Convert public fleets. It's much more reasonable to mandate that local councils and public servant staff cars should be EV-only first; these tend to have short turnover periods of three to five years anyway. That forces the public bodies to actually address the details of adoption.
Not to mention buses and public works vehicles like refuse lorries. Expensive, but if the transition has to happen it has to happen.
But I think the momentum is there on its own:
> In August alone, 154,582 EVs were snapped up, accounting for 20% of all new car sales. Analysts note that a 20–25% share is enough to meet the EU’s emissions targets for 2025–2027 and Europe has just reached that milestone.
There's a self-reinforcing circle that as more people have EVs, they become more "normal", and the more car-centric policy caters to their needs. People who are irrationally scared speak to friends who own one or ride in EV taxis (actually, taxis are nearly always hybrids at the moment?)
Since they cost less to run and are generally better than the alternative, poor people will appreciate the step up just as everyone else does.
I don't think that is rational at all. Have you ever looked at vintage car regulations in Europe? There are none, basically-- if your car is old enough, neither accident nor emission mitigation/prevention are required at all.
Why would you expect that this is going to change?
Also, given that polluted air affects poor people the most, getting rid of all that exhaust of old worn out cars with ICEs will be a good thing in any case.
As the middle class shrinks it becomes clearer that these sort of heavy handed policies are almost exclusively peddled by what marx would call the bourgeois. You don't see the "my car is a significant expense" or "home ownership isn't a given" class people going off advocating for policy like this on minor issues.

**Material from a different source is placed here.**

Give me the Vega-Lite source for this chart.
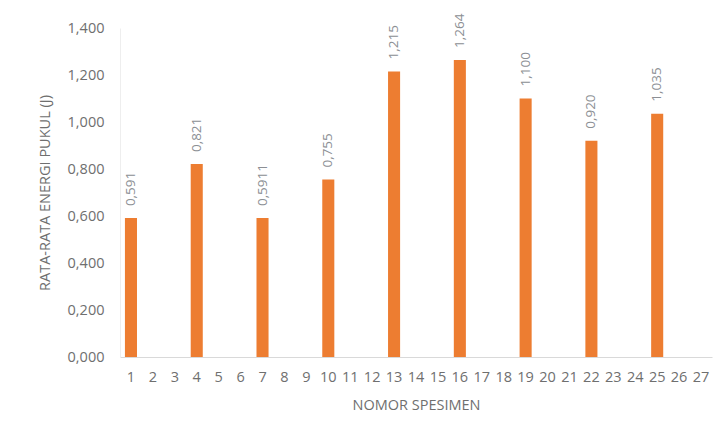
{
  "$schema": "https://vega.github.io/schema/vega-lite/v6.json",
  "width": 592,
  "height": 329,
  "autosize": {"type": "none"},
  "padding": {"left": 120, "top": 28, "right": 11, "bottom": 79},
  "background": "#ffffff",
  "data": {
    "values": [
      {"nomor": 1, "energi": 0.591, "label": "0,591"},
      {"nomor": 4, "energi": 0.821, "label": "0,821"},
      {"nomor": 7, "energi": 0.5911, "label": "0,5911"},
      {"nomor": 10, "energi": 0.755, "label": "0,755"},
      {"nomor": 13, "energi": 1.215, "label": "1,215"},
      {"nomor": 16, "energi": 1.264, "label": "1,264"},
      {"nomor": 19, "energi": 1.1, "label": "1,100"},
      {"nomor": 22, "energi": 0.92, "label": "0,920"},
      {"nomor": 25, "energi": 1.035, "label": "1,035"}
    ]
  },
  "encoding": {
    "x": {
      "field": "nomor",
      "type": "ordinal",
      "scale": {
        "domain": [1, 2, 3, 4, 5, 6, 7, 8, 9, 10, 11, 12, 13, 14, 15, 16, 17, 18, 19, 20, 21, 22, 23, 24, 25, 26, 27],
        "paddingInner": 0.45,
        "paddingOuter": 0.225
      },
      "axis": {
        "title": "NOMOR SPESIMEN",
        "labelAngle": 0,
        "labelOverlap": false,
        "labelPadding": 13,
        "ticks": false,
        "grid": false,
        "domainColor": "#d9d9d9",
        "domainWidth": 1,
        "titleY": 48,
        "titleBaseline": "middle"
      }
    },
    "y": {
      "field": "energi",
      "type": "quantitative",
      "scale": {"domain": [0, 1.4]},
      "axis": {
        "title": "RATA-RATA ENERGI PUKUL (J)",
        "values": [0, 0.2, 0.4, 0.6, 0.8, 1.0, 1.2, 1.4],
        "format": ".3f",
        "labelPadding": 16,
        "ticks": false,
        "grid": false,
        "domain": true,
        "domainColor": "#eeeeee",
        "titleX": -75,
        "titleBaseline": "middle"
      }
    }
  },
  "layer": [
    {
      "mark": {"type": "bar", "color": "#ED7D31"}
    },
    {
      "mark": {
        "type": "text",
        "angle": -90,
        "align": "left",
        "baseline": "middle",
        "dx": 12,
        "font": "Open Sans",
        "fontSize": 13.5,
        "color": "#8c8f94"
      },
      "encoding": {"text": {"field": "label"}}
    }
  ],
  "config": {
    "locale": {
      "number": {"decimal": ",", "thousands": ".", "grouping": [3], "currency": ["", ""]}
    },
    "view": {"stroke": null},
    "axis": {
      "labelFont": "Open Sans",
      "labelFontSize": 14.5,
      "labelColor": "#6f6f6f",
      "titleFont": "Open Sans",
      "titleFontSize": 14.5,
      "titleFontWeight": "normal",
      "titleColor": "#6f6f6f"
    }
  }
}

For one, cars old enough to be without emissions or safety equipment are becoming more rare, to the point that they are now worth a significant amount of money. Anything that is currently in that grey, "pre-classic" area is already a very complicated machine that is very hard to maintain without OEM spares and support. Anything newer is designed from the ground up to hit a specified lifetime then get ground up into flakes for recycling. Opinions vary on the positive outcomes of this.
For two - regulations are constantly changing. Many cities have low-emissions zones. The EU is making significant changes to their vehicle end-of-life laws.
"Poor people" are not going to be maintaing classic old cars as a cheap form of transport, like some rose-tinted view of Cuba. They already lease brand-new cars.
Pretty much world-wide. The cost of new cars has risen several times faster than inflation for at least a few years now.
That's a case by case basis and not valid blanket-wide over everyone in every city on the whole continent. Outside of HN bubble, not everyone lives in big cities with high speed rail, underground subways or working remotely in small villages with amazing bicycle paths
A lot of tier 2 cities are heavily underdeveloped in that regard and need a car for commute to work outsider or inside the city, unless you wanna spend 1-2+ hours/day, each way, on public transit switching and waiting on buses since such cities sprawled out and grew in size a lot, but public transit infra is still stuck in the 90s with slow busses and no trains. Car ownership is still the only way you can have some free time between work, sleep and commute.